Tudor's intervenor complaint satisfied federal pleading rules, the court found, because it alleged she was subjected to harassment based on her membership in a class protected by Title VII. “[T]he actions Dr. Tudor alleges Defendants took against her were based upon their dislike of her presented gender,” the court wrote.
Judge Robin J. Cauthron said Tudor also adequately alleged that she placed the university on notice during the administrative process that she would be pursuing a hostile environment claim. A letter Tudor sent to the Equal Employment Opportunity Commission and her EEOC charge made clear her claims were based in part on her gender transition and her co-workers' “reaction to that change,” Cauthron found.
In addition to Southeastern, the DOJ's lawsuit named the Regional University System of Oklahoma (RUSO) as a defendant.
According to the DOJ, Tudor was denied promotion to the tenured position of associate professor, despite receiving positive recommendations from her department chair and other tenured faculty, because of her gender identity, gender transition and non-conformance with gender stereotypes.
Tudor presented as a man when the university hired her in 2004 but began presenting as a woman in 2007. She subsequently was denied tenure during the 2009-2010 academic year, the DOJ asserted.
The department also alleged that after Tudor filed complaints about the tenure denial, the university refused to let her reapply even though its policy was to let faculty renew tenure bids.
Tudor filed her complaint in intervention May 5. She asserted Title VII sex discrimination, retaliation and sexual harassment claims against the defendants.

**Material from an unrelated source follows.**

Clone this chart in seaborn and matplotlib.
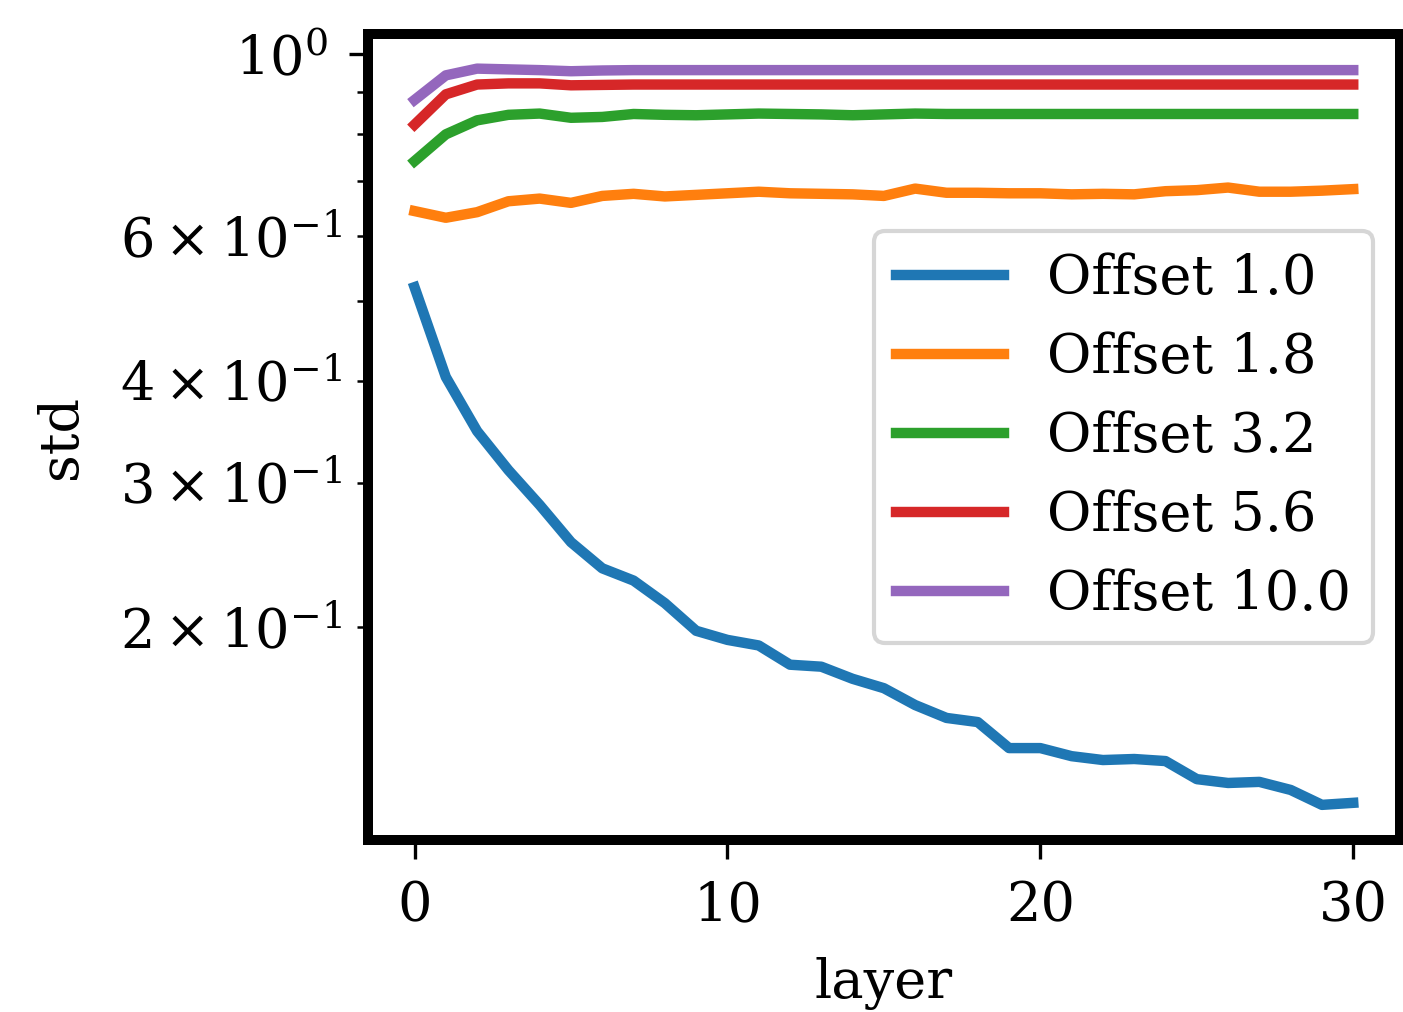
import numpy as np
import pandas as pd
import matplotlib
matplotlib.use('Agg')
import matplotlib.pyplot as plt
import seaborn as sns

plt.rcParams['font.family'] = ['DejaVu Serif']
plt.rcParams['mathtext.fontset'] = 'dejavuserif'
plt.rcParams['font.size'] = 13

# データ
layers = list(range(31))
offsets = ['Offset 1.0', 'Offset 1.8', 'Offset 3.2', 'Offset 5.6', 'Offset 10.0']

std_1_0 = [0.520, 0.404, 0.347, 0.311, 0.282, 0.254, 0.236, 0.228, 0.214, 0.198,
           0.193, 0.190, 0.180, 0.179, 0.173, 0.1685, 0.1607, 0.155, 0.1532, 0.1424,
           0.1424, 0.1392, 0.1377, 0.1381, 0.1373, 0.1305, 0.1291, 0.1295, 0.1266, 0.1214,
           0.1221]
std_1_8 = [0.644, 0.632, 0.642, 0.662, 0.667, 0.659, 0.672, 0.676, 0.671, 0.674,
           0.677, 0.680, 0.677, 0.676, 0.675, 0.672, 0.686, 0.678, 0.678, 0.677,
           0.677, 0.675, 0.676, 0.675, 0.681, 0.683, 0.688, 0.680, 0.680, 0.682,
           0.685]
std_3_2 = [0.741, 0.799, 0.831, 0.844, 0.847, 0.837, 0.839, 0.846, 0.844, 0.843,
           0.845, 0.847, 0.846, 0.845, 0.843, 0.845, 0.847, 0.846, 0.846, 0.846,
           0.846, 0.846, 0.846, 0.846, 0.846, 0.846, 0.846, 0.846, 0.846, 0.846,
           0.846]
std_5_6 = [0.821, 0.894, 0.919, 0.922, 0.922, 0.917, 0.918, 0.919, 0.919, 0.919,
           0.919, 0.919, 0.919, 0.919, 0.919, 0.919, 0.919, 0.919, 0.919, 0.919,
           0.919, 0.919, 0.919, 0.919, 0.919, 0.919, 0.919, 0.919, 0.919, 0.919,
           0.919]
std_10_0 = [0.880, 0.943, 0.961, 0.959, 0.957, 0.954, 0.956, 0.957, 0.957, 0.957,
            0.957, 0.957, 0.957, 0.957, 0.957, 0.957, 0.957, 0.957, 0.957, 0.957,
            0.957, 0.957, 0.957, 0.957, 0.957, 0.957, 0.957, 0.957, 0.957, 0.957,
            0.957]

all_std = [std_1_0, std_1_8, std_3_2, std_5_6, std_10_0]
df = pd.DataFrame({
    'layer': layers * len(offsets),
    'std': sum(all_std, []),
    'offset': [o for o in offsets for _ in layers],
})

fig, ax = plt.subplots(figsize=(1403 / 300, 1012 / 300))
fig.subplots_adjust(left=0.262, right=0.998, top=0.966, bottom=0.170)

palette = sns.color_palette('tab10', len(offsets))
for i, name in enumerate(offsets):
    sub = df[df['offset'] == name]
    sns.lineplot(data=sub, x='layer', y='std', color=palette[i], linewidth=2.5,
                 solid_capstyle='projecting', label=name, ax=ax)

ax.set_yscale('log')
ax.set_ylim(0.110, 1.058)
ax.set_xlim(-1.5, 31.5)
ax.set_xticks([0, 10, 20, 30])
ax.set_xlabel('layer', labelpad=6)
ax.set_ylabel('std', labelpad=8)
for sp in ax.spines.values():
    sp.set_linewidth(2.4)
    sp.set_color('black')
ax.tick_params(which='major', length=4.6, pad=5)
ax.tick_params(which='minor', length=2.6)
ax.legend(loc='center right', fontsize=13)

plt.savefig('out.png', dpi=300)
plt.close()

According to Tudor, the hostile work environment consisted of being required for nearly four years to use “a specific single-stall, all-genders restroom for persons with disabilities” that was located on a different floor than her office, rather than a multi-stall women’s restroom located on her floor.
She also allegedly was explicitly excluded from participating in the university's health insurance plan and counseled against wearing short skirts.

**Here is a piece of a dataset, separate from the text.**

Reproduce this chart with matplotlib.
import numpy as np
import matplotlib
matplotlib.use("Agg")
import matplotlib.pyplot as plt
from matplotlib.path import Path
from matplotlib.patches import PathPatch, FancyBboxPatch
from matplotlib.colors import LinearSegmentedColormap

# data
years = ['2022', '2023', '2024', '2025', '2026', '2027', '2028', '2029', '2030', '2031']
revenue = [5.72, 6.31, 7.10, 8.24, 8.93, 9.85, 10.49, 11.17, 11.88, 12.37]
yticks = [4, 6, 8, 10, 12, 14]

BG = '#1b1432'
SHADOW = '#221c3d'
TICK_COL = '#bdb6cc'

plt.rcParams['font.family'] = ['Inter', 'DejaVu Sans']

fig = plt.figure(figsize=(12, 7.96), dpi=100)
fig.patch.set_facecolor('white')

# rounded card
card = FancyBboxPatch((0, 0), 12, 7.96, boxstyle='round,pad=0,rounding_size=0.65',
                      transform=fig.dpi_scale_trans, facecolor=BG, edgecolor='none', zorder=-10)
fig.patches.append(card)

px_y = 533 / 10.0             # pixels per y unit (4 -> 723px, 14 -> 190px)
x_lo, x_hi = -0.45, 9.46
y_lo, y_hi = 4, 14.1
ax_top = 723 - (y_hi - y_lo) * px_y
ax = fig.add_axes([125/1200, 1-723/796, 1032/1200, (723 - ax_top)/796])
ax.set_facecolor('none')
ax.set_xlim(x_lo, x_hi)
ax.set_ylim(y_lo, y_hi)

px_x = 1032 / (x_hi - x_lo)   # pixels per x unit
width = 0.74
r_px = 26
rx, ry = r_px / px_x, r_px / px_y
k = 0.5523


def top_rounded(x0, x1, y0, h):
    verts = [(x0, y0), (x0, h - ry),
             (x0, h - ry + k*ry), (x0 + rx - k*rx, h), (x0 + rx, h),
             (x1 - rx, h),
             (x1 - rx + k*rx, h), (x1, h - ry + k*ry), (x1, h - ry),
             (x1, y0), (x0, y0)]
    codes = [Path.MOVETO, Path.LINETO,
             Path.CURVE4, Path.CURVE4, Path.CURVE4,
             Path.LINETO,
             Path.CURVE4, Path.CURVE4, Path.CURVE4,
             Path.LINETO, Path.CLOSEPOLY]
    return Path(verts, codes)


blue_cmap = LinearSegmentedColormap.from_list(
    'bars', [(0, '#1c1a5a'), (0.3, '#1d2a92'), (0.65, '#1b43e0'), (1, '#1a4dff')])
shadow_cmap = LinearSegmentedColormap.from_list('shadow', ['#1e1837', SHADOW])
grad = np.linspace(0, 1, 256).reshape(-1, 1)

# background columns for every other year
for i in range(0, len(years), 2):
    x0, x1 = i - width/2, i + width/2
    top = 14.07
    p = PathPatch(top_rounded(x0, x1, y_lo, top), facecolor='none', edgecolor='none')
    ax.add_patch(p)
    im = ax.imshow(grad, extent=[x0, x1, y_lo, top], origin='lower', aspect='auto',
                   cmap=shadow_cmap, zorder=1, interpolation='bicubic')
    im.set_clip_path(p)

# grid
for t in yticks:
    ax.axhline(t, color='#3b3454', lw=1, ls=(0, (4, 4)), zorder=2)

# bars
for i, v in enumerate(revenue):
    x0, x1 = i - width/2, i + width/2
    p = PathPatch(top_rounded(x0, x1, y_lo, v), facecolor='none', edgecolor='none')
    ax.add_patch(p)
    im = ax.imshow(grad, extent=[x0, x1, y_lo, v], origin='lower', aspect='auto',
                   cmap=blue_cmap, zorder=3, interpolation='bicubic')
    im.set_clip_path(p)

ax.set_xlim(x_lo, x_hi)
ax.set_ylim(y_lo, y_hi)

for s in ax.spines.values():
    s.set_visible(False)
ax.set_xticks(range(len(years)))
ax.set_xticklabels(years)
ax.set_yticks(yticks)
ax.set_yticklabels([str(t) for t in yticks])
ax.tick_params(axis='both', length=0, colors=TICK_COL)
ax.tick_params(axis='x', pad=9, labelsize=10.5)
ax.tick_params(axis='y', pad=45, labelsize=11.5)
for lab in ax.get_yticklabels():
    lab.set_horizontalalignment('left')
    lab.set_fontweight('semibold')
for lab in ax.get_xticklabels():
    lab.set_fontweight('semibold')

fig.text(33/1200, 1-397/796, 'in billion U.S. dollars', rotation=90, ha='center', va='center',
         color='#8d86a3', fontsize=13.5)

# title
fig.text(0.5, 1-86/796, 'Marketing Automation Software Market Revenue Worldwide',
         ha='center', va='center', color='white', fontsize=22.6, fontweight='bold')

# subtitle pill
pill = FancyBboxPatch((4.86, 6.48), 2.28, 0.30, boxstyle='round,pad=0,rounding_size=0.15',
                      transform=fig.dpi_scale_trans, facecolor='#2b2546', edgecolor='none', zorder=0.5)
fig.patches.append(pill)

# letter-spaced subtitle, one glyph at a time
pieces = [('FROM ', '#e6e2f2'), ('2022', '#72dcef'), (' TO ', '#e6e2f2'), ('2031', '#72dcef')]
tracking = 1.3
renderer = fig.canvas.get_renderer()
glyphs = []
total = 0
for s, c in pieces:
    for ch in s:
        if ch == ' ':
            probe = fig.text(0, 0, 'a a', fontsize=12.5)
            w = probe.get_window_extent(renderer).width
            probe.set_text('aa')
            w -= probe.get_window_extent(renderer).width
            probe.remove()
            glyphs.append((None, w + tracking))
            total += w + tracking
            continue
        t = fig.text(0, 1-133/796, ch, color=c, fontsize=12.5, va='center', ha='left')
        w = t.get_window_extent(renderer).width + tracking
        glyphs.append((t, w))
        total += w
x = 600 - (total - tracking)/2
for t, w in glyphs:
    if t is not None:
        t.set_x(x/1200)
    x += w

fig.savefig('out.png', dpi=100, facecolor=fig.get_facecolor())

In addition, Tudor alleged, she was warned to take safety precautions against people who are openly hostile towards transgender individuals and told that the vice president for academic affairs considered transgender people to be a “grave offense to his [religious] sensibilities.”
In moving for dismissal of the harassment claim, the defendants argued Tudor failed to allege that she exhausted her administrative remedies on that claim and that she failed to plead the elements of a hostile work environment.

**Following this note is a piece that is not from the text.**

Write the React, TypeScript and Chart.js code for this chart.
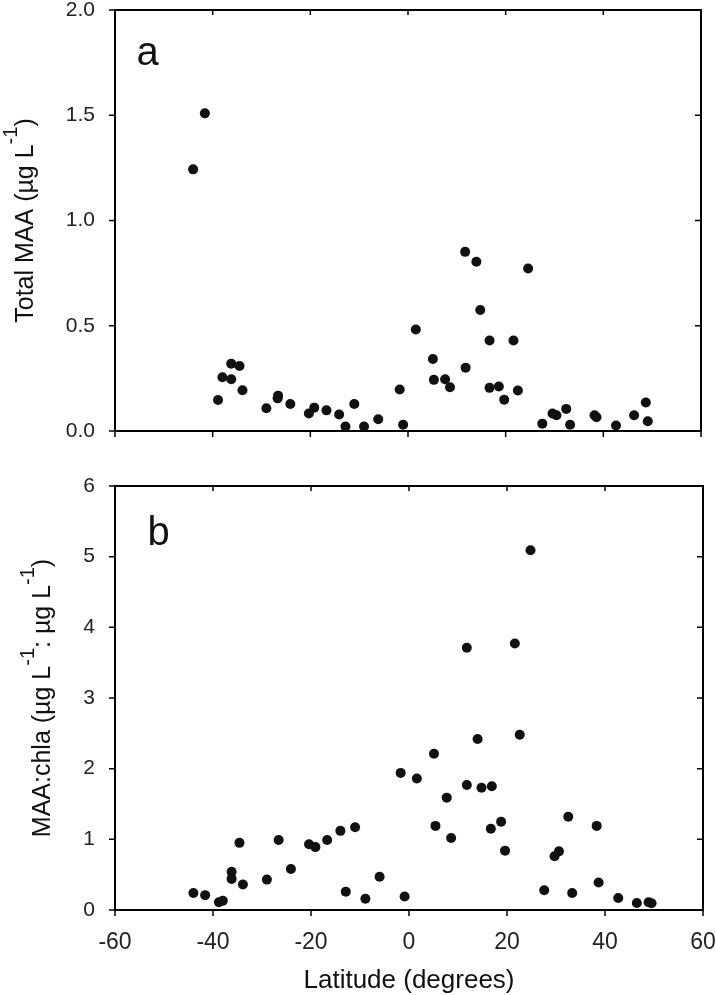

Rejecting the first argument, Cauthron found Tudor's reference to a letter she sent to the EEOC and her EEOC charge adequate to allege the type of notice to her employer needed to satisfy federal pleading rules with regard to administrative exhaustion requirements.
Moreover, Tudor's allegations that she was harassed “because she was female, yet Defendants regarded her as male” adequately pleaded the protected-class element of a Title VII harassment claim, the court found. It said the U.S. Court of Appeals for the Tenth Circuit, in a footnote in Etsitty v. Utah Transit Authority, 502 F.3d 1215, 101 FEP Cases 1357 (10th Cir. 2007), recognized the distinction between harassment based on transgender status and harassment based on a dislike of “presented gender.”
The court found that Tudor's allegations weren't too speculative to state a claim under Title VII and that she didn't wait too long before suing the university and RUSO.
Brittany M. Novotny in Oklahoma City and Law Office of Jillian T. Weiss P.C. in Tuxedo Park, N.Y., represented Tudor. Attorneys in the DOJ's Civil Rights Division-Employment Litigation Section represented the government. The Oklahoma State Attorney General's Office represented the university and RUSO.